I have an assigment in which I have absolutely no idea how to start to make it work.
I have to create variations of list of words, where will be replaced every character (between 1st and last) with '*' on different positions.
It should look something like this:
input: c('smog', 'sting')
desired output: 's*og', 'sm*g', 's**g', 's*ing', 'st*ng', 'sti*g', 's***g'
Any idea how to achieve something like this?
Thank you very much
UPDATE I've found this solution:
s <- c( 'smog')
f <- function(x,y) {substr(x,y,y) <- "*"; x}
g <- function(x) Reduce(f,x,s)
unlist(lapply(1:(nchar(s)-2),function(x) combn(2:(nchar(s)-1),x,g)))
output:
[1] "s*og" "sm*g" "s**g"
the only problem with this is, that it works only when there is one word in the string, not several
CodePudding user response:
See also this SO post for related techniques: Create all combinations of letter substitution in string
EDIT
From the OP edit and comment:
repfun2 <- function(s){
f <- function(x,y) {substr(x,y,y) <- "*"; x}
g <- function(x) Reduce(f,x,s)
out <- unlist(lapply(1:(nchar(s)-2),function(x) combn(2:(nchar(s)-1),x,g)))
return(out)
}
lapply(test2, FUN = repfun2)
Ouput:
> lapply(test2, FUN = repfun2)
[[1]]
[1] "s*og" "sm*g" "s**g"
[[2]]
[1] "s*ing" "st*ng" "sti*g" "s**ng" "s*i*g" "st**g" "s***g"

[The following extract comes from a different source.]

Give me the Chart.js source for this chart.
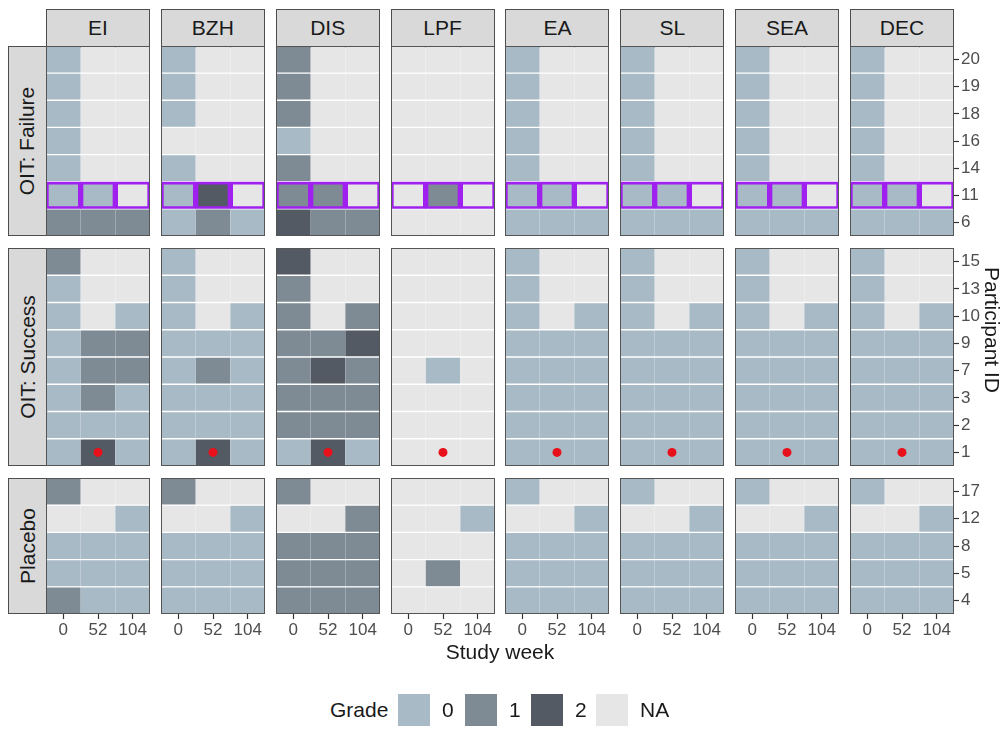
<!DOCTYPE html>
<html>
<head>
<meta charset="utf-8">
<script src="https://cdn.jsdelivr.net/npm/chart.js@4.4.1/dist/chart.umd.min.js"></script>
<style>
  html, body { margin:0; padding:0; background:#fff; }
  body { width:1006px; height:729px; position:relative; overflow:hidden;
         font-family:"Liberation Sans", Arial, sans-serif; color:#1a1a1a; }
  .abs { position:absolute; }
  .strip { position:absolute; background:#d9d9d9; border:1.5px solid #4d4d4d; box-sizing:border-box;
           display:flex; align-items:center; justify-content:center; font-size:21px; }
  .rstrip span { transform:rotate(-90deg); white-space:nowrap; display:block; }
  .frame { position:absolute; border:1.6px solid #555; box-sizing:border-box; pointer-events:none; }
  .title { position:absolute; font-size:21px; white-space:nowrap; }
  .key { position:absolute; width:32px; height:32px; }
</style>
</head>
<body>
<div id="root"></div>
<script>
// === Facets ===
const weeks  = ['0', '52', '104'];
const tests  = ['EI', 'BZH', 'DIS', 'LPF', 'EA', 'SL', 'SEA', 'DEC'];
const groups = ['OIT: Failure', 'OIT: Success', 'Placebo'];

// participant IDs per group, top to bottom
const failureIds = [20, 19, 18, 16, 14, 11, 6];
const successIds = [15, 13, 10, 9, 7, 3, 2, 1];
const placeboIds = [17, 12, 8, 5, 4];
const groupIds = [failureIds, successIds, placeboIds];

const highlightId = 11;   // boxed row in OIT: Failure
const markerId = 1;       // red dot row in OIT: Success
const markerWeek = '52';

// === Grades (rows = failure ids, success ids, placebo ids; cols = weeks 0/52/104) ===
const N = null;
const gradesEI = [
  [0,N,N],[0,N,N],[0,N,N],[0,N,N],[0,N,N],[0,0,N],[1,1,1],
  [1,N,N],[0,N,N],[0,N,0],[0,1,1],[0,1,1],[0,1,0],[0,0,0],[0,2,0],
  [1,N,N],[N,N,0],[0,0,0],[0,0,0],[1,0,0]
];
const gradesBZH = [
  [0,N,N],[0,N,N],[0,N,N],[N,N,N],[0,N,N],[0,2,N],[0,1,0],
  [0,N,N],[0,N,N],[0,N,0],[0,0,0],[0,1,0],[0,0,0],[0,0,0],[0,2,0],
  [1,N,N],[N,N,0],[0,0,0],[0,0,0],[0,0,0]
];
const gradesDIS = [
  [1,N,N],[1,N,N],[1,N,N],[0,N,N],[1,N,N],[1,1,N],[2,1,1],
  [2,N,N],[1,N,N],[1,N,1],[1,1,2],[1,2,1],[1,1,1],[1,1,1],[0,2,0],
  [1,N,N],[N,N,1],[1,1,1],[1,1,1],[1,1,1]
];
const gradesLPF = [
  [N,N,N],[N,N,N],[N,N,N],[N,N,N],[N,N,N],[N,1,N],[N,N,N],
  [N,N,N],[N,N,N],[N,N,N],[N,N,N],[N,0,N],[N,N,N],[N,N,N],[N,N,N],
  [N,N,N],[N,N,0],[N,N,N],[N,1,N],[N,N,N]
];
const gradesEA = [
  [0,N,N],[0,N,N],[0,N,N],[0,N,N],[0,N,N],[0,0,N],[0,0,0],
  [0,N,N],[0,N,N],[0,N,0],[0,0,0],[0,0,0],[0,0,0],[0,0,0],[0,0,0],
  [0,N,N],[N,N,0],[0,0,0],[0,0,0],[0,0,0]
];
const gradesSL  = gradesEA.map(r => r.slice());
const gradesSEA = gradesEA.map(r => r.slice());
const gradesDEC = gradesEA.map(r => r.slice());
const gradeTable = [gradesEI, gradesBZH, gradesDIS, gradesLPF, gradesEA, gradesSL, gradesSEA, gradesDEC];

const gradeLabels = ['0', '1', '2', 'NA'];
const gradeColors = ['#a8bac6', '#7e8b95', '#535a64', '#e6e6e6'];
const cellColor = v => v === null ? gradeColors[3] : gradeColors[v];

// === Layout ===
const PX0 = 46, PSTEP = 114.85, PW = 104;
const panelTops = [46, 248, 478];
const UNIT = 27.2;
const AXW = 50, AXH = 30;
const tickFont = {family:'"Liberation Sans", Arial, sans-serif', size:17};
const root = document.getElementById('root');

function el(cls, css, html){
  const d = document.createElement('div');
  d.className = cls;
  Object.assign(d.style, css);
  if(html !== undefined) d.innerHTML = html;
  root.appendChild(d);
  return d;
}

// column strips
tests.forEach((t, i) => {
  el('strip', {left:(PX0 + i*PSTEP)+'px', top:'9px', width:PW+'px', height:'38.5px'}, t);
});

groups.forEach((gname, g) => {
  const ids = groupIds[g];
  const ph = Math.round(ids.length * UNIT);
  const top = panelTops[g];
  const offset = groupIds.slice(0, g).reduce((a, b) => a + b.length, 0);
  el('strip rstrip', {left:'8px', top:top+'px', width:'39.5px', height:ph+'px'}, '<span>'+gname+'</span>');

  const idsRev = ids.slice().reverse();
  tests.forEach((t, i) => {
    const rows = gradeTable[i].slice(offset, offset + ids.length).reverse();
    const showX = g === groups.length - 1;
    const showY = i === tests.length - 1;
    const left = PX0 + i*PSTEP;
    const cw = PW + (showY ? AXW : 0), ch = ph + (showX ? AXH : 0);
    const box = el('abs', {left:left+'px', top:top+'px', width:cw+'px', height:ch+'px'});
    const cv = document.createElement('canvas');
    cv.width = cw; cv.height = ch;
    cv.style.width = cw+'px'; cv.style.height = ch+'px';
    box.appendChild(cv);

    const datasets = idsRev.map((id, k) => {
      const hl = g === 0 && id === highlightId;
      return {
        type:'bar', label:String(id), data:weeks.map(() => 1),
        backgroundColor: rows[k].map(cellColor),
        borderColor: hl ? '#a020f0' : '#ffffff',
        borderWidth: hl ? 3 : {top:1, bottom:1, left:0, right:0},
        borderSkipped:false, barPercentage:1, categoryPercentage:1,
        stack:'cells', order:1
      };
    });
    if(g === 1){
      datasets.push({
        type:'line', label:'marker', showLine:false, stack:'dots', order:0,
        data:[{x:markerWeek, y:idsRev.indexOf(markerId) + 0.5}],
        pointRadius:4.5, pointBackgroundColor:'#e8101a', pointBorderWidth:0
      });
    }

    new Chart(cv, {
      data:{labels:weeks, datasets},
      options:{
        responsive:false, animation:false, events:[],
        layout:{padding:0, autoPadding:false},
        plugins:{legend:{display:false}, tooltip:{enabled:false}},
        scales:{
          x:{
            type:'category', stacked:true, offset:true, display:showX,
            grid:{display:true, drawOnChartArea:false, offset:false, tickLength:5, tickColor:'#333', tickWidth:1.2},
            border:{display:false},
            ticks:{color:'#4d4d4d', font:tickFont, padding:1, maxRotation:0, autoSkip:false},
            afterFit: s => { s.height = showX ? AXH : 0; s.paddingLeft = 0; s.paddingRight = 0; }
          },
          y:{
            type:'linear', stacked:true, min:0, max:ids.length, position:'right', display:showY,
            grid:{display:true, drawOnChartArea:false, tickLength:5, tickColor:'#333', tickWidth:1.2},
            border:{display:false},
            afterBuildTicks: s => { s.ticks = idsRev.map((_, k) => ({value:k + 0.5})); },
            ticks:{color:'#4d4d4d', font:tickFont, padding:2, autoSkip:false,
                   callback: v => String(idsRev[Math.floor(v)])},
            afterFit: s => { s.width = showY ? AXW : 0; s.paddingTop = 0; s.paddingBottom = 0; }
          }
        }
      }
    });
    el('frame', {left:left+'px', top:top+'px', width:PW+'px', height:ph+'px'});
  });
});

// axis titles
el('title', {left:'500px', top:'652px', transform:'translate(-50%,-50%)'}, 'Study week');
el('title', {left:'992px', top:'330px', transform:'translate(-50%,-50%) rotate(90deg)'}, 'Participant ID');

// legend
el('title', {left:'330px', top:'710px', transform:'translateY(-50%)'}, 'Grade');
const keyX = [398, 465, 531, 596];
gradeLabels.forEach((lab, k) => {
  el('key', {left:keyX[k]+'px', top:'694px', background:gradeColors[k]});
  el('title', {left:(keyX[k] + 44)+'px', top:'710px', transform:'translateY(-50%)'}, lab);
});
</script>
</body>
</html>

Previous answer for random replacement
I understand you want a random replacement of characters in a vector of strings. If this is correct, here is an idea:
test2 <- c('smog', 'sting')
repfun <- function(.string) {
n_char <- nchar(.string)
# random selection of n characters that will be replaced in the string
repchar <- sample(1:n_char, size = sample(1:n_char, size = 1))
# replacing the characters in the string
for(i in seq_along(repchar)) substring(.string, repchar[i], repchar[i]) <- "*"
return(.string)
}
lapply(test2, FUN = repfun)
Some outputs:
> lapply(test2, FUN = repfun)
[[1]]
[1] "*mog"
[[2]]
[1] "s*ing"
> lapply(test2, FUN = repfun)
[[1]]
[1] "s*o*"
[[2]]
[1] "s*i*g"
The basic idea is:
- Determine the number of characters in a string,
- Randomly sample it based on its length,
- Replace the randomly sampled characters by "*"
- Use
lapply
to pass a vector of character strings.
I think you can improve it by removing the for
loop if needed, see some ideas here and here